- Chicken-Pot-Pie-Soup with Pie Crust Crackers
Chicken-Pot-Pie-Soup with Pie Crust Crackers
Meal Tags: Dinner, Lunch, Make-ahead, Soup
Dietary Tags: Nut-free
Chicken Pot Pie Soup
- 1 tablespoon butter
- 1 yellow onion, finely diced
- 3 celery ribs, finely diced
- 3 carrots, finely diced
- 2 garlic cloves
- 1/4 cup flour
- 2 cups cooked shredded chicken
- 2 potatoes, peeled and finely diced
- 3 cups chicken broth
- 2 cups milk
- 1 sprig fresh thyme
- 1 cup peas, fresh or frozen
- 1 cup corn, fresh or frozen
Pie Crust Crackers
- 1 store-bought pie crust, chilled
- 1 large egg, beaten
- 1/2 teaspoon onion powder
- 1/2 dried thyme
- Salt and freshly ground black pepper
Melt the butter in a large soup pot or Dutch oven over medium-high heat. Add the onion, celery, and carrot and cook until they start to soften, 3 to 4 minutes. Add garlic and cook for another 30 seconds. Add flour and cook, stirring constantly, for another minute. Add cooked chicken, potatoes, broth, milk, and thyme and bring everything to a boil. Reduce the heat to medium-low and simmer until soup is thickened and potatoes are soft and tender, about 15 minutes.

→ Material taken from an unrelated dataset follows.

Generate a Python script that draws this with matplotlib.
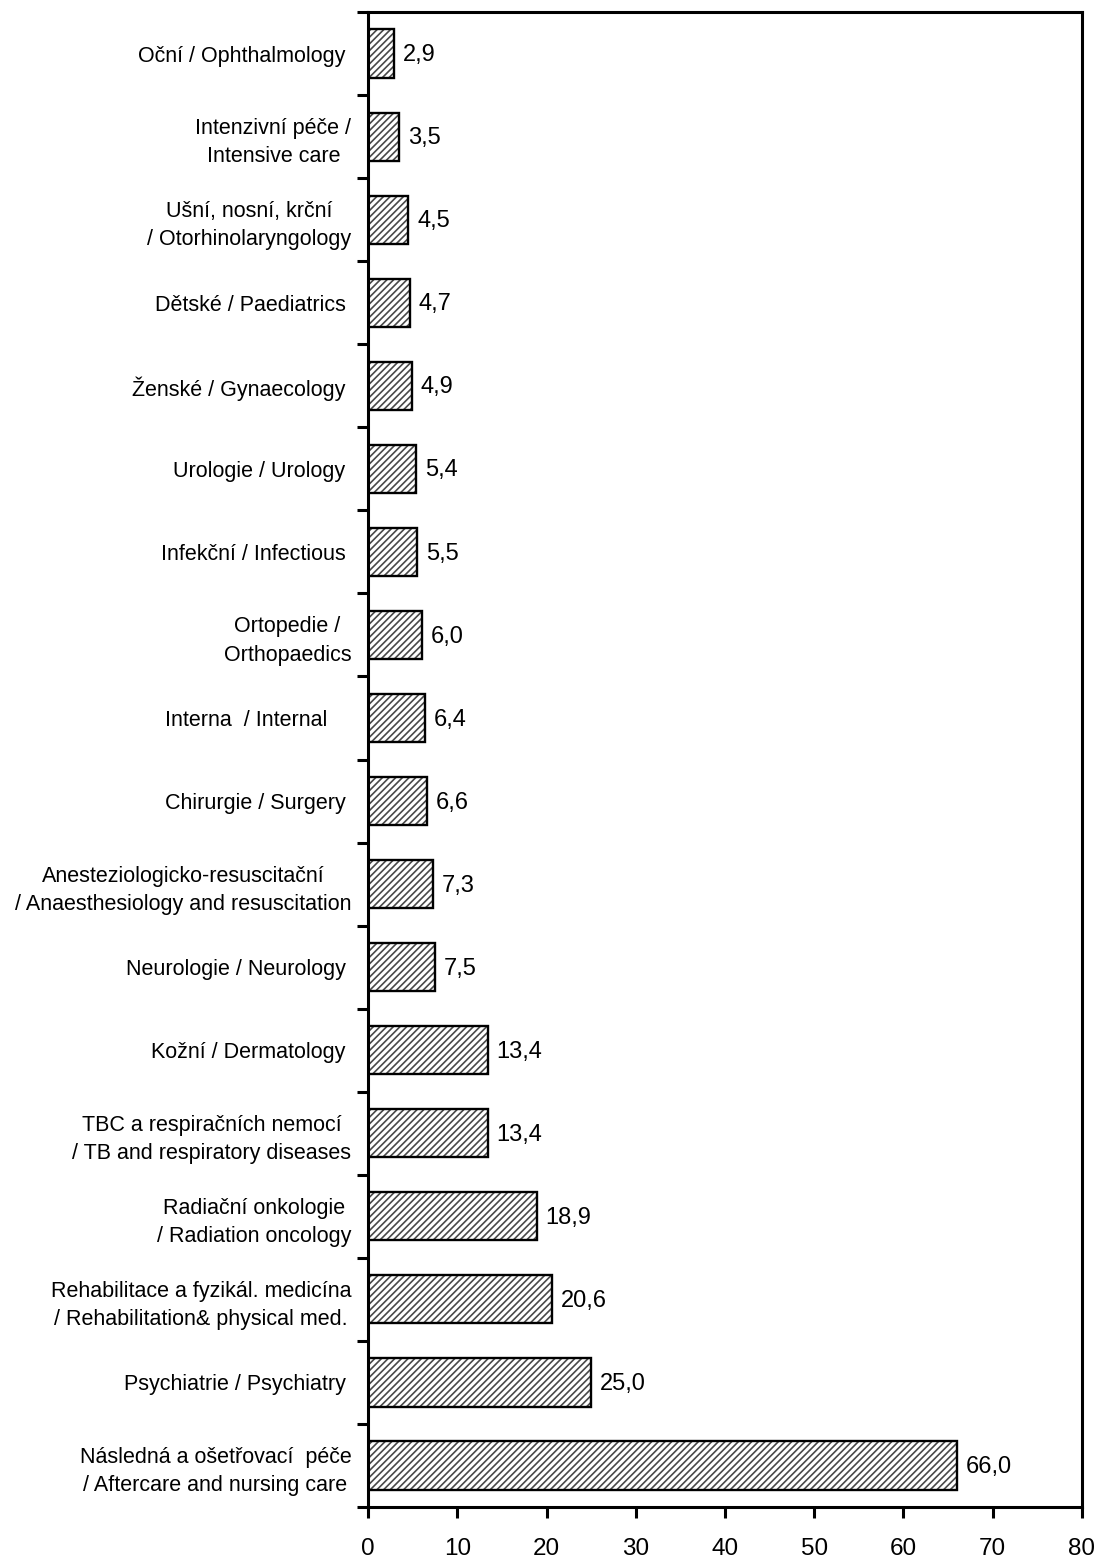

In the meantime, preheat the oven to 400°F.
Using a small cookie cutter or drinking glass, cut the store-bought pie crust into discs. Transfer the pie crust crackers to a baking sheet and brush with egg wash. Sprinkle with onion powder, thyme, salt, and pepper.

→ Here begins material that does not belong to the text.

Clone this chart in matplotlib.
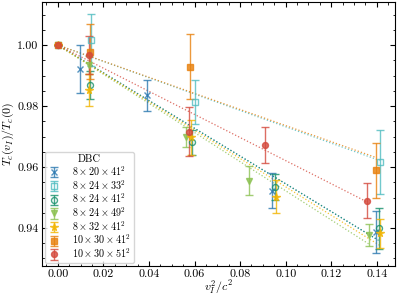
import numpy as np
import matplotlib
matplotlib.use("Agg")
import matplotlib.pyplot as plt
from matplotlib.ticker import MultipleLocator

plt.rcParams.update({
    "font.family": "serif",
    "font.serif": ["cmr10"],
    "mathtext.fontset": "cm",
    "axes.formatter.use_mathtext": True,
    "xtick.direction": "in",
    "ytick.direction": "in",
    "xtick.top": True,
    "ytick.right": True,
    "xtick.major.size": 3.5,
    "ytick.major.size": 3.5,
    "xtick.minor.size": 1.8,
    "ytick.minor.size": 1.8,
    "axes.linewidth": 0.8,
})

# lattice labels (DBC)
labels = [r"$8\times20\times41^2$", r"$8\times24\times33^2$", r"$8\times24\times41^2$",
          r"$8\times24\times49^2$", r"$8\times32\times41^2$", r"$10\times30\times41^2$",
          r"$10\times30\times51^2$"]
colors = ["#2a78b0", "#4fbcc0", "#16906c", "#8cc152", "#f2b400", "#e8800c", "#d4493c"]
markers = ["x", "s", "o", "v", "*", "s", "o"]
filled = [True, False, False, True, True, True, True]

# data: v_I^2/c^2, Tc(v_I)/Tc(0), error
x_8x20x41 = [0.0, 0.0096, 0.0390, 0.0942, 0.1395]
y_8x20x41 = [1.0, 0.9921, 0.9836, 0.9522, 0.9387]
e_8x20x41 = [0.0, 0.0079, 0.0051, 0.0057, 0.0070]

x_8x24x33 = [0.0, 0.0145, 0.0602, 0.1412]
y_8x24x33 = [1.0, 1.0016, 0.9813, 0.9616]
e_8x24x33 = [0.0, 0.0085, 0.0072, 0.0104]

x_8x24x41 = [0.0, 0.0140, 0.0589, 0.0952, 0.1409]
y_8x24x41 = [1.0, 0.9868, 0.9681, 0.9535, 0.9399]
e_8x24x41 = [0.0, 0.0046, 0.0042, 0.0042, 0.0068]

x_8x24x49 = [0.0, 0.0136, 0.0564, 0.0839, 0.1364]
y_8x24x49 = [1.0, 0.9934, 0.9699, 0.9555, 0.9377]
e_8x24x49 = [0.0, 0.0030, 0.0032, 0.0048, 0.0035]

x_8x32x41 = [0.0, 0.0137, 0.0586, 0.0956, 0.1415]
y_8x32x41 = [1.0, 0.9852, 0.9697, 0.9503, 0.9383]
e_8x32x41 = [0.0, 0.0052, 0.0057, 0.0055, 0.0048]

x_10x30x41 = [0.0, 0.0143, 0.0579, 0.1395]
y_10x30x41 = [1.0, 0.9978, 0.9929, 0.9590]
e_10x30x41 = [0.0, 0.0090, 0.0107, 0.0090]

x_10x30x51 = [0.0, 0.0136, 0.0576, 0.0908, 0.1358]
y_10x30x51 = [1.0, 0.9967, 0.9716, 0.9672, 0.9489]
e_10x30x51 = [0.0, 0.0062, 0.0080, 0.0060, 0.0057]

# slopes of the dotted linear fits Tc/Tc(0) = 1 - a v^2/c^2
slopes = [0.455, 0.268, 0.455, 0.478, 0.465, 0.264, 0.379]

xs = [x_8x20x41, x_8x24x33, x_8x24x41, x_8x24x49, x_8x32x41, x_10x30x41, x_10x30x51]
ys = [y_8x20x41, y_8x24x33, y_8x24x41, y_8x24x49, y_8x32x41, y_10x30x41, y_10x30x51]
es = [e_8x20x41, e_8x24x33, e_8x24x41, e_8x24x49, e_8x32x41, e_10x30x41, e_10x30x51]

fig = plt.figure(figsize=(3.99, 2.99), dpi=100)
ax = fig.add_axes([0.105, 0.11, 0.885, 0.883])

for i in range(len(labels)):
    xi = np.array(xs[i])
    xl = np.linspace(0, xi.max(), 50)
    ax.plot(xl, 1 - slopes[i] * xl, ls=":", lw=0.9, color=colors[i], alpha=0.8)

for i in range(len(labels)):
    ms = 5.5 if markers[i] == "*" else 4.3
    ax.errorbar(xs[i], ys[i], yerr=es[i], fmt=markers[i], color=colors[i],
                ms=ms, mfc=colors[i] if filled[i] else "none", mec=colors[i],
                mew=1.0, ecolor=colors[i], elinewidth=1.0, capsize=3,
                capthick=1.0, alpha=0.8, label=labels[i])

ax.set_xlim(-0.007, 0.148)
ax.set_ylim(0.9275, 1.0141)
ax.xaxis.set_major_locator(MultipleLocator(0.02))
ax.xaxis.set_minor_locator(MultipleLocator(0.005))
ax.yaxis.set_major_locator(MultipleLocator(0.02))
ax.yaxis.set_minor_locator(MultipleLocator(0.005))
ax.xaxis.set_major_formatter(plt.FormatStrFormatter("%.2f"))
ax.yaxis.set_major_formatter(plt.FormatStrFormatter("%.2f"))
ax.tick_params(labelsize=8.6, pad=2.5)

ax.set_xlabel(r"$v_I^2/c^2$", fontsize=8.6, labelpad=0)
ax.set_ylabel(r"$T_c(v_I)/T_c(0)$", fontsize=8.6, labelpad=0.5)

leg = ax.legend(loc="lower left", title="DBC", fontsize=7.3, title_fontsize=7.5,
                handlelength=1.2, handletextpad=1.2, labelspacing=0.02,
                borderpad=0.3, borderaxespad=0.3, frameon=True)

fig.savefig("out.png", dpi=100)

Bake for 8 to 10 minutes or until they become golden and crisp.
After 15 minutes, remove the thyme stem and stir in the peas and corn. Cook for another 2 to 3 minutes. Season with salt and pepper to taste.
Serve immediately with Pie Crust Crackers or store in the refrigerator for up to 3 days.